*Task directions*
Leave out the pictures; transcribe all else exactly.

*Data lines*
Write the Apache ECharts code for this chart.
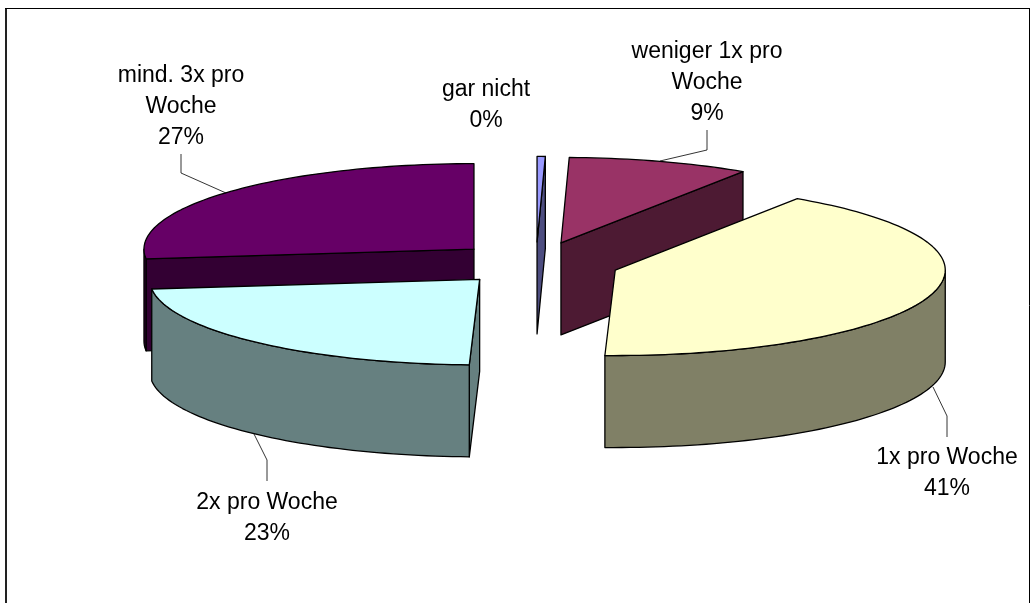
<!DOCTYPE html>
<html>
<head>
<meta charset="utf-8">
<style>html,body{margin:0;padding:0;background:#fff}#c{width:1036px;height:603px}</style>
<script src="https://cdn.jsdelivr.net/npm/echarts@6/dist/echarts.min.js"></script>
</head>
<body>
<div id="c"></div>
<script>
// Data (clockwise from 12 o'clock)
var categories = ['gar nicht', 'weniger 1x pro Woche', '1x pro Woche', '2x pro Woche', 'mind. 3x pro Woche'];
var shares = [0.4, 8.9, 41.2, 22.7, 26.8];

// Styles
var topColors = ['#9999FF', '#993366', '#FFFFCC', '#CCFFFF', '#660066'];
var sideColors = ['#4D4D80', '#4D1A33', '#808066', '#668080', '#330033'];

// Labels: wrapped lines, anchor of the first line, leader polyline
var labelLines = [['gar nicht'], ['weniger 1x pro', 'Woche'], ['1x pro Woche'], ['2x pro Woche'], ['mind. 3x pro', 'Woche']];
var labelAnchors = [[486, 90], [707, 52], [947, 458], [267, 503], [181, 76]];
var leaders = [null,
  [[707, 130], [707, 150], [660, 161]],
  [[933, 387], [947, 416], [947, 437]],
  [[254, 434], [267, 460], [267, 481]],
  [[181, 154], [181, 173], [226, 193]]];

// Projection of the tilted pie
var CX = 536, CY = 263.5, RX = 330, RY = 85.5, DEPTH = 92, EXPLODE = 0.252;
var LINE_H = 31, FONT = '23px "Liberation Sans", Arial, sans-serif';

var total = shares.reduce(function (a, b) { return a + b; }, 0);
var rows = [], acc = 0;
shares.forEach(function (v, i) { rows.push([i, v, acc]); acc += v; });

function rim(cx, cy, deg) {
  var t = deg * Math.PI / 180;
  return [cx + RX * Math.sin(t), cy - RY * Math.cos(t)];
}
function arc(cx, cy, a, b) {
  var pts = [], n = Math.max(2, Math.ceil(Math.abs(b - a) / 1.5));
  for (var i = 0; i <= n; i++) pts.push(rim(cx, cy, a + (b - a) * i / n));
  return pts;
}
function down(p) { return [p[0], p[1] + DEPTH]; }

function renderItem(params, api) {
  var i = api.value(0), v = api.value(1), start = api.value(2);
  var a = start / total * 360, b = (start + v) / total * 360, mid = (a + b) / 2;
  var m = rim(0, 0, mid);
  var cx = CX + m[0] * EXPLODE, cy = CY + m[1] * EXPLODE;
  var apex = [cx, cy];
  var base = 100 + Math.round(-Math.cos(mid * Math.PI / 180) * 50) * 10;
  var stroke = { stroke: '#000', lineWidth: 1.3, lineJoin: 'round' };
  function face(pts, fill, z) {
    return { type: 'polygon', z2: base + z, shape: { points: pts },
      style: Object.assign({ fill: fill }, stroke) };
  }
  function cut(d) {
    var p = rim(cx, cy, d);
    return face([apex, p, down(p), down(apex)], sideColors[i], 0);
  }
  var kids = [];
  // Only the radial faces that turn towards the viewer
  if (Math.sin(a * Math.PI / 180) < 0) kids.push(cut(a));
  if (Math.sin(b * Math.PI / 180) > 0) kids.push(cut(b));
  var wa = Math.max(a, 90), wb = Math.min(b, 270);
  if (wb > wa) {
    var arcTop = arc(cx, cy, wa, wb);
    kids.push(face(arcTop.concat(arcTop.map(down).reverse()), sideColors[i], 1));
  }
  kids.push(face([apex].concat(arc(cx, cy, a, b)), topColors[i], 2));

  var pct = Math.round(v / total * 100) + '%';
  labelLines[i].concat([pct]).forEach(function (s, k) {
    kids.push({ type: 'text', z2: 900, style: {
      text: s, x: labelAnchors[i][0], y: labelAnchors[i][1] + k * LINE_H,
      align: 'center', verticalAlign: 'middle', font: FONT, fill: '#000' } });
  });
  if (leaders[i]) {
    kids.push({ type: 'polyline', z2: 890, shape: { points: leaders[i] },
      style: { stroke: '#000', lineWidth: 0.8, fill: null } });
  }
  return { type: 'group', children: kids };
}

var chart = echarts.init(document.getElementById('c'), null, { renderer: 'canvas' });
chart.setOption({
  animation: false,
  backgroundColor: '#fff',
  graphic: [
    { type: 'line', silent: true, shape: { x1: 6, y1: 8, x2: 6, y2: 603 }, style: { stroke: '#222', lineWidth: 2 } },
    { type: 'line', silent: true, shape: { x1: 5, y1: 8.5, x2: 1029, y2: 8.5 }, style: { stroke: '#000', lineWidth: 1 } },
    { type: 'line', silent: true, shape: { x1: 1029.5, y1: 8, x2: 1029.5, y2: 603 }, style: { stroke: '#000', lineWidth: 1 } }
  ],
  series: [{
    type: 'custom',
    coordinateSystem: 'none',
    silent: true,
    data: rows,
    renderItem: renderItem
  }]
});
</script>
</body>
</html>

*The response*
Write the Apache ECharts code for this chart.
<!DOCTYPE html>
<html>
<head>
<meta charset="utf-8">
<style>html,body{margin:0;padding:0;background:#fff}#c{width:1036px;height:603px}</style>
<script src="https://cdn.jsdelivr.net/npm/echarts@6/dist/echarts.min.js"></script>
</head>
<body>
<div id="c"></div>
<script>
// Data (clockwise from 12 o'clock)
var categories = ['gar nicht', 'weniger 1x pro Woche', '1x pro Woche', '2x pro Woche', 'mind. 3x pro Woche'];
var shares = [0.4, 8.9, 41.2, 22.7, 26.8];

// Styles
var topColors = ['#9999FF', '#993366', '#FFFFCC', '#CCFFFF', '#660066'];
var sideColors = ['#4D4D80', '#4D1A33', '#808066', '#668080', '#330033'];

// Labels: wrapped lines, anchor of the first line, leader polyline
var labelLines = [['gar nicht'], ['weniger 1x pro', 'Woche'], ['1x pro Woche'], ['2x pro Woche'], ['mind. 3x pro', 'Woche']];
var labelAnchors = [[486, 90], [707, 52], [947, 458], [267, 503], [181, 76]];
var leaders = [null,
  [[707, 130], [707, 150], [660, 161]],
  [[933, 387], [947, 416], [947, 437]],
  [[254, 434], [267, 460], [267, 481]],
  [[181, 154], [181, 173], [226, 193]]];

// Projection of the tilted pie
var CX = 536, CY = 263.5, RX = 330, RY = 85.5, DEPTH = 92, EXPLODE = 0.252;
var LINE_H = 31, FONT = '23px "Liberation Sans", Arial, sans-serif';

var total = shares.reduce(function (a, b) { return a + b; }, 0);
var rows = [], acc = 0;
shares.forEach(function (v, i) { rows.push([i, v, acc]); acc += v; });

function rim(cx, cy, deg) {
  var t = deg * Math.PI / 180;
  return [cx + RX * Math.sin(t), cy - RY * Math.cos(t)];
}
function arc(cx, cy, a, b) {
  var pts = [], n = Math.max(2, Math.ceil(Math.abs(b - a) / 1.5));
  for (var i = 0; i <= n; i++) pts.push(rim(cx, cy, a + (b - a) * i / n));
  return pts;
}
function down(p) { return [p[0], p[1] + DEPTH]; }

function renderItem(params, api) {
  var i = api.value(0), v = api.value(1), start = api.value(2);
  var a = start / total * 360, b = (start + v) / total * 360, mid = (a + b) / 2;
  var m = rim(0, 0, mid);
  var cx = CX + m[0] * EXPLODE, cy = CY + m[1] * EXPLODE;
  var apex = [cx, cy];
  var base = 100 + Math.round(-Math.cos(mid * Math.PI / 180) * 50) * 10;
  var stroke = { stroke: '#000', lineWidth: 1.3, lineJoin: 'round' };
  function face(pts, fill, z) {
    return { type: 'polygon', z2: base + z, shape: { points: pts },
      style: Object.assign({ fill: fill }, stroke) };
  }
  function cut(d) {
    var p = rim(cx, cy, d);
    return face([apex, p, down(p), down(apex)], sideColors[i], 0);
  }
  var kids = [];
  // Only the radial faces that turn towards the viewer
  if (Math.sin(a * Math.PI / 180) < 0) kids.push(cut(a));
  if (Math.sin(b * Math.PI / 180) > 0) kids.push(cut(b));
  var wa = Math.max(a, 90), wb = Math.min(b, 270);
  if (wb > wa) {
    var arcTop = arc(cx, cy, wa, wb);
    kids.push(face(arcTop.concat(arcTop.map(down).reverse()), sideColors[i], 1));
  }
  kids.push(face([apex].concat(arc(cx, cy, a, b)), topColors[i], 2));

  var pct = Math.round(v / total * 100) + '%';
  labelLines[i].concat([pct]).forEach(function (s, k) {
    kids.push({ type: 'text', z2: 900, style: {
      text: s, x: labelAnchors[i][0], y: labelAnchors[i][1] + k * LINE_H,
      align: 'center', verticalAlign: 'middle', font: FONT, fill: '#000' } });
  });
  if (leaders[i]) {
    kids.push({ type: 'polyline', z2: 890, shape: { points: leaders[i] },
      style: { stroke: '#000', lineWidth: 0.8, fill: null } });
  }
  return { type: 'group', children: kids };
}

var chart = echarts.init(document.getElementById('c'), null, { renderer: 'canvas' });
chart.setOption({
  animation: false,
  backgroundColor: '#fff',
  graphic: [
    { type: 'line', silent: true, shape: { x1: 6, y1: 8, x2: 6, y2: 603 }, style: { stroke: '#222', lineWidth: 2 } },
    { type: 'line', silent: true, shape: { x1: 5, y1: 8.5, x2: 1029, y2: 8.5 }, style: { stroke: '#000', lineWidth: 1 } },
    { type: 'line', silent: true, shape: { x1: 1029.5, y1: 8, x2: 1029.5, y2: 603 }, style: { stroke: '#000', lineWidth: 1 } }
  ],
  series: [{
    type: 'custom',
    coordinateSystem: 'none',
    silent: true,
    data: rows,
    renderItem: renderItem
  }]
});
</script>
</body>
</html>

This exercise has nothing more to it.